Amnesty International appelle les autorités du Chhattisgarh à:

- abandonner toutes les charges motivées par des considérations politiques retenues contre Soni Sodi et Lingaram Kodopi, et à les libérer immédiatement et sans condition;


- veiller à ce qu’une enquête digne de ce nom, impartiale et indépendante, soit ouverte dans les meilleurs délais sur les allégations de torture formulées par Soni Sodi. Les policiers soupçonnés d’avoir joué un rôle dans ces sévices, y compris ceux exerçant des fonctions de commandement, doivent être poursuivis dans le cadre de procédures conformes aux normes internationales d’équité en la matière.
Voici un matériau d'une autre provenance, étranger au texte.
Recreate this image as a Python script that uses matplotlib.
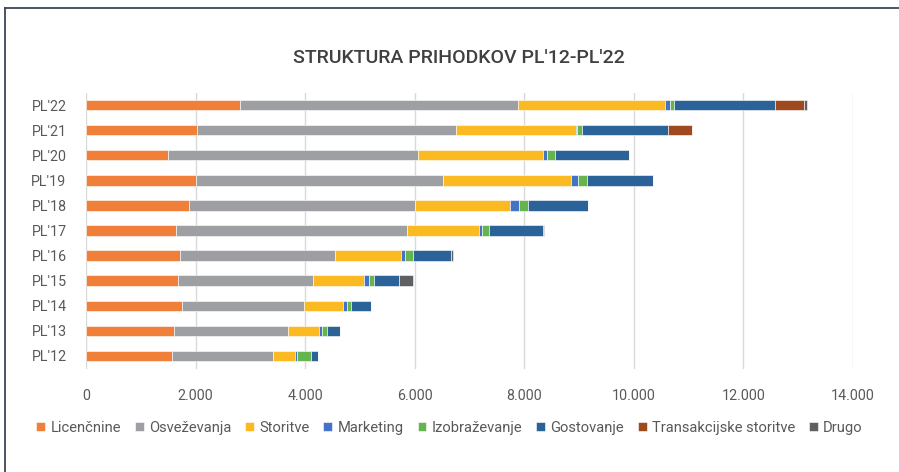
import matplotlib.pyplot as plt
from matplotlib.lines import Line2D
from matplotlib.ticker import FuncFormatter

plt.rcParams['font.family'] = ['Roboto', 'DejaVu Sans']

years = ["PL'12", "PL'13", "PL'14", "PL'15", "PL'16", "PL'17",
         "PL'18", "PL'19", "PL'20", "PL'21", "PL'22"]

licencnine = [1564, 1612, 1758, 1685, 1716, 1643, 1886, 2001, 1491, 2032, 2811]
osvezevanja = [1849, 2080, 2227, 2464, 2835, 4208, 4119, 4521, 4574, 4721, 5079]
storitve = [396, 555, 698, 924, 1190, 1328, 1734, 2330, 2282, 2184, 2678]
marketing = [42, 60, 73, 86, 87, 43, 170, 122, 61, 30, 91]
izobrazevanje = [250, 91, 81, 97, 140, 134, 152, 176, 146, 79, 79]
gostovanje = [139, 232, 359, 449, 688, 991, 1107, 1192, 1363, 1582, 1837]
transakcijske = [0, 0, 0, 0, 0, 0, 0, 0, 0, 426, 535]
drugo = [0, 0, 0, 255, 48, 18, 0, 0, 0, 0, 50]

series = [
    ("Licenčnine", licencnine, "#F07F3A"),
    ("Osveževanja", osvezevanja, "#9D9FA2"),
    ("Storitve", storitve, "#FBBA22"),
    ("Marketing", marketing, "#4472C4"),
    ("Izobraževanje", izobrazevanje, "#66B44E"),
    ("Gostovanje", gostovanje, "#2B6399"),
    ("Transakcijske storitve", transakcijske, "#9E4A1E"),
    ("Drugo", drugo, "#5F6062"),
]

fig = plt.figure(figsize=(8.99, 4.72), dpi=100)
ax = fig.add_axes([86 / 899, 1 - 368.5 / 472, (853 - 86) / 899, 276 / 472])

y = list(range(len(years)))
left = [0] * len(years)
for name, vals, col in series:
    ax.barh(y, vals, left=left, height=0.42, color=col, label=name,
            edgecolor='white', linewidth=0.4, zorder=3)
    left = [a + b for a, b in zip(left, vals)]

ax.set_xlim(0, 14000)
ax.set_ylim(-0.5, len(years) - 0.5)
ax.set_xticks(range(0, 14001, 2000))
ax.xaxis.set_major_formatter(FuncFormatter(lambda v, p: f"{int(v):,}".replace(",", ".")))
ax.set_yticks(y)
ax.set_yticklabels(years)
ax.grid(axis='x', color='#D9D9D9', linewidth=1, zorder=0)
for s in ax.spines.values():
    s.set_visible(False)
ax.tick_params(axis='both', length=0, labelsize=10.3, colors='#595959')
ax.tick_params(axis='x', pad=15)
ax.tick_params(axis='y', pad=14)

fig.text(0.51, 1 - 58 / 472, "STRUKTURA PRIHODKOV PL'12-PL'22", ha='center', va='center',
         fontsize=14, fontweight='medium', color='#404040')

handles, labels = ax.get_legend_handles_labels()
fig.legend(handles, labels, loc='center', bbox_to_anchor=(0.5, 1 - 428 / 472), ncol=8,
           frameon=False, fontsize=10.6, handlelength=0.6, handleheight=0.6,
           handletextpad=0.35, columnspacing=0.95, labelcolor='#595959')

# outer frame
fig.add_artist(Line2D([5 / 899, 5 / 899], [0, 1 - 8 / 472], color='#3B4754', linewidth=1.3))
fig.add_artist(Line2D([5 / 899, 1], [1 - 8 / 472, 1 - 8 / 472], color='#3B4754', linewidth=1.3))

fig.savefig("out.png", dpi=100)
Soni Sodi doit par ailleurs obtenir pleinement réparation;


- faire immédiatement cesser les manœuvres de harcèlement visant Kavita Srivatsava ainsi que la répression menée contre ceux qui défendent les droits humains au Chhattisgarh, et à prendre toutes les mesures requises pour que ces défenseurs puissent mener à bien leurs activités légitimes et pacifiques en faveur des droits sans avoir à craindre d’être harcelés ni menacés.

Complément d’information

Plus de 3 000 personnes - dont des adivasis, des insurgés maoïstes, des membres des forces de sécurité et des membres d'une milice civile soutenue par l’État, connue sous le nom de Salwa Judum - ont été tuées au cours des six dernières années de l'insurrection au Chhattisgarh. Au moins 35 000 adivasis restent déplacés du fait du soulèvement maoïste et des opérations visant à combattre celui-ci. Toutes les forces armées en activité dans cette zone, qu’il s’agisse des forces de sécurité, des milices civiles ou des maoïstes, ont porté atteinte aux lois en relation avec les droits humains.

Un certain nombre de militants politiques et de défenseurs des droits sociaux et des droits humains du Chhattisgarh ont été incarcérés pour avoir attiré l'attention sur la situation des droits humains. Parmi eux figurent Binayak Sen de la PUCL, et Kartam Joga, un responsable adivasi du Parti communiste indien, tous deux considérés comme des prisonniers d’opinion par Amnesty International. Binayak Sen a passé plus de deux ans en prison et a été libéré sous caution par la Cour suprême indienne en avril 2011, après avoir été déclaré coupable de sédition et condamné à la réclusion à perpétuité par une juridiction inférieure. Kartam Joga se trouve toujours derrière les barreaux.

En juillet 2011, la Cour suprême indienne, se prononçant sur deux recours formés par Kartam Joga et d’autres personnes, a ordonné aux autorités de l’État de démanteler toutes les milices civiles antimaoïstes. Les autorités ont alors promulgué une ordonnance afin que tous les miliciens soient intégrés à la police de l'État en tant qu’agents de la police spéciale.